DATASET CONTENT
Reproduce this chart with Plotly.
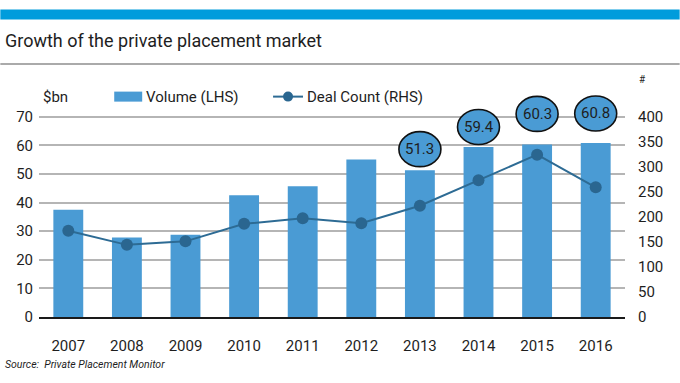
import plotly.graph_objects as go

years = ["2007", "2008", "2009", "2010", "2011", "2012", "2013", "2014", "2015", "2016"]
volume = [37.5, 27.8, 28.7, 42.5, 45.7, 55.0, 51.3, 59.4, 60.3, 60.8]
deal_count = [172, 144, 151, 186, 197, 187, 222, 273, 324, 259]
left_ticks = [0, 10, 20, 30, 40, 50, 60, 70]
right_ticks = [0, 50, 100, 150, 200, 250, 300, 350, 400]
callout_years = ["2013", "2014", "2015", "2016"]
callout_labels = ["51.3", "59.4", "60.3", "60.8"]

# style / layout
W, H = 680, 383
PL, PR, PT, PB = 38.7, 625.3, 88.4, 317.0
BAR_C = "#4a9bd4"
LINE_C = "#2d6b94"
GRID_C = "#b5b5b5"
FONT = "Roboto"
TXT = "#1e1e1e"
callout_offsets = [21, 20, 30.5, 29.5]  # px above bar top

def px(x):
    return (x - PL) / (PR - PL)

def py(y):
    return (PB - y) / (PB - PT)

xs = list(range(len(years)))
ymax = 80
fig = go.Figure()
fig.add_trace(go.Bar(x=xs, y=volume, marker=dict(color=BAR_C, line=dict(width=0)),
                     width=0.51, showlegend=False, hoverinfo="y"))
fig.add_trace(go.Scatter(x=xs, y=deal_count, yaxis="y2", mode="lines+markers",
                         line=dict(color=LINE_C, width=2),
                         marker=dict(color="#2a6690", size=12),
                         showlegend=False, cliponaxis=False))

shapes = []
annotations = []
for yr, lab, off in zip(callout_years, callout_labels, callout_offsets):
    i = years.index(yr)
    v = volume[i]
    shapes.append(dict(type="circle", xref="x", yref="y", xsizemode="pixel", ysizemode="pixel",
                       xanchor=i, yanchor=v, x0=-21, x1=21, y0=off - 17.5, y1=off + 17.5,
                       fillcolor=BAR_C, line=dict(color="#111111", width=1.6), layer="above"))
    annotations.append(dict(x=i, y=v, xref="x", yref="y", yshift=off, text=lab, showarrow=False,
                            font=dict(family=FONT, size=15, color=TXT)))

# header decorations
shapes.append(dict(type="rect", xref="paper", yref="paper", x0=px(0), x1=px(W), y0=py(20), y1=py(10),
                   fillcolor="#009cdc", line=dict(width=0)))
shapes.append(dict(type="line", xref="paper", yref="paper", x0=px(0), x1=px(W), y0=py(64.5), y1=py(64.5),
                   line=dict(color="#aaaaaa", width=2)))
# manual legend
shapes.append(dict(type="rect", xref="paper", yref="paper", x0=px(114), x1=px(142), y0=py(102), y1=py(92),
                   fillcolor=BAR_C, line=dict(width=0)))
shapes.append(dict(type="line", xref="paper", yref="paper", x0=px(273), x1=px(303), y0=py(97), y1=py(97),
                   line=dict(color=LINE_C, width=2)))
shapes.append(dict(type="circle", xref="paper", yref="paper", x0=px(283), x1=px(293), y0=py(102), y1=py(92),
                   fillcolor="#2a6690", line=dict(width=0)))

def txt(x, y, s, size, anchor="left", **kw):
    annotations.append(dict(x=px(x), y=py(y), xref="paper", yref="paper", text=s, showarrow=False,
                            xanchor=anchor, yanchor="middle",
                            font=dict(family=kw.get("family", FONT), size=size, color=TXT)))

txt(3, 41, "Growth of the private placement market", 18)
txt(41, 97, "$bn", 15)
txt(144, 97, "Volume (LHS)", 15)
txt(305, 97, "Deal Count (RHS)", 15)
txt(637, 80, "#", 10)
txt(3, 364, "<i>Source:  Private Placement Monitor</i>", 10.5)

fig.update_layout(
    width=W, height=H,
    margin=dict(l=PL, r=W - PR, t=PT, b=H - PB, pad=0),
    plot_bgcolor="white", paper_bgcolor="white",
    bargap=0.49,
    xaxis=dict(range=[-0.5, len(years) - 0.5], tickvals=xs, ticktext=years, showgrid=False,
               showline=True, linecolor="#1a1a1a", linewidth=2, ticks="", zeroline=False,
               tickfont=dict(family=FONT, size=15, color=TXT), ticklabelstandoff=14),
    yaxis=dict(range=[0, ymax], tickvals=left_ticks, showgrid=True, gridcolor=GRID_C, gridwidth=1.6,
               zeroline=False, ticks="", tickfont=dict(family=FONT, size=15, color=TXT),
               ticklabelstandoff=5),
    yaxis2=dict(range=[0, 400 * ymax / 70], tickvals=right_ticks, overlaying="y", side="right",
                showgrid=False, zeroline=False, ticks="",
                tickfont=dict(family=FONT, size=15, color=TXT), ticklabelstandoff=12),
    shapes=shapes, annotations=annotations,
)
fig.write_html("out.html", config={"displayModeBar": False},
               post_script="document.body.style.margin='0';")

WHAT THE EXERCISE ASKS
Repeat the material above word for word, please, apart from its images.

RESULT OF THIS EXERCISE
Reproduce this chart with Plotly.
import plotly.graph_objects as go

years = ["2007", "2008", "2009", "2010", "2011", "2012", "2013", "2014", "2015", "2016"]
volume = [37.5, 27.8, 28.7, 42.5, 45.7, 55.0, 51.3, 59.4, 60.3, 60.8]
deal_count = [172, 144, 151, 186, 197, 187, 222, 273, 324, 259]
left_ticks = [0, 10, 20, 30, 40, 50, 60, 70]
right_ticks = [0, 50, 100, 150, 200, 250, 300, 350, 400]
callout_years = ["2013", "2014", "2015", "2016"]
callout_labels = ["51.3", "59.4", "60.3", "60.8"]

# style / layout
W, H = 680, 383
PL, PR, PT, PB = 38.7, 625.3, 88.4, 317.0
BAR_C = "#4a9bd4"
LINE_C = "#2d6b94"
GRID_C = "#b5b5b5"
FONT = "Roboto"
TXT = "#1e1e1e"
callout_offsets = [21, 20, 30.5, 29.5]  # px above bar top

def px(x):
    return (x - PL) / (PR - PL)

def py(y):
    return (PB - y) / (PB - PT)

xs = list(range(len(years)))
ymax = 80
fig = go.Figure()
fig.add_trace(go.Bar(x=xs, y=volume, marker=dict(color=BAR_C, line=dict(width=0)),
                     width=0.51, showlegend=False, hoverinfo="y"))
fig.add_trace(go.Scatter(x=xs, y=deal_count, yaxis="y2", mode="lines+markers",
                         line=dict(color=LINE_C, width=2),
                         marker=dict(color="#2a6690", size=12),
                         showlegend=False, cliponaxis=False))

shapes = []
annotations = []
for yr, lab, off in zip(callout_years, callout_labels, callout_offsets):
    i = years.index(yr)
    v = volume[i]
    shapes.append(dict(type="circle", xref="x", yref="y", xsizemode="pixel", ysizemode="pixel",
                       xanchor=i, yanchor=v, x0=-21, x1=21, y0=off - 17.5, y1=off + 17.5,
                       fillcolor=BAR_C, line=dict(color="#111111", width=1.6), layer="above"))
    annotations.append(dict(x=i, y=v, xref="x", yref="y", yshift=off, text=lab, showarrow=False,
                            font=dict(family=FONT, size=15, color=TXT)))

# header decorations
shapes.append(dict(type="rect", xref="paper", yref="paper", x0=px(0), x1=px(W), y0=py(20), y1=py(10),
                   fillcolor="#009cdc", line=dict(width=0)))
shapes.append(dict(type="line", xref="paper", yref="paper", x0=px(0), x1=px(W), y0=py(64.5), y1=py(64.5),
                   line=dict(color="#aaaaaa", width=2)))
# manual legend
shapes.append(dict(type="rect", xref="paper", yref="paper", x0=px(114), x1=px(142), y0=py(102), y1=py(92),
                   fillcolor=BAR_C, line=dict(width=0)))
shapes.append(dict(type="line", xref="paper", yref="paper", x0=px(273), x1=px(303), y0=py(97), y1=py(97),
                   line=dict(color=LINE_C, width=2)))
shapes.append(dict(type="circle", xref="paper", yref="paper", x0=px(283), x1=px(293), y0=py(102), y1=py(92),
                   fillcolor="#2a6690", line=dict(width=0)))

def txt(x, y, s, size, anchor="left", **kw):
    annotations.append(dict(x=px(x), y=py(y), xref="paper", yref="paper", text=s, showarrow=False,
                            xanchor=anchor, yanchor="middle",
                            font=dict(family=kw.get("family", FONT), size=size, color=TXT)))

txt(3, 41, "Growth of the private placement market", 18)
txt(41, 97, "$bn", 15)
txt(144, 97, "Volume (LHS)", 15)
txt(305, 97, "Deal Count (RHS)", 15)
txt(637, 80, "#", 10)
txt(3, 364, "<i>Source:  Private Placement Monitor</i>", 10.5)

fig.update_layout(
    width=W, height=H,
    margin=dict(l=PL, r=W - PR, t=PT, b=H - PB, pad=0),
    plot_bgcolor="white", paper_bgcolor="white",
    bargap=0.49,
    xaxis=dict(range=[-0.5, len(years) - 0.5], tickvals=xs, ticktext=years, showgrid=False,
               showline=True, linecolor="#1a1a1a", linewidth=2, ticks="", zeroline=False,
               tickfont=dict(family=FONT, size=15, color=TXT), ticklabelstandoff=14),
    yaxis=dict(range=[0, ymax], tickvals=left_ticks, showgrid=True, gridcolor=GRID_C, gridwidth=1.6,
               zeroline=False, ticks="", tickfont=dict(family=FONT, size=15, color=TXT),
               ticklabelstandoff=5),
    yaxis2=dict(range=[0, 400 * ymax / 70], tickvals=right_ticks, overlaying="y", side="right",
                showgrid=False, zeroline=False, ticks="",
                tickfont=dict(family=FONT, size=15, color=TXT), ticklabelstandoff=12),
    shapes=shapes, annotations=annotations,
)
fig.write_html("out.html", config={"displayModeBar": False},
               post_script="document.body.style.margin='0';")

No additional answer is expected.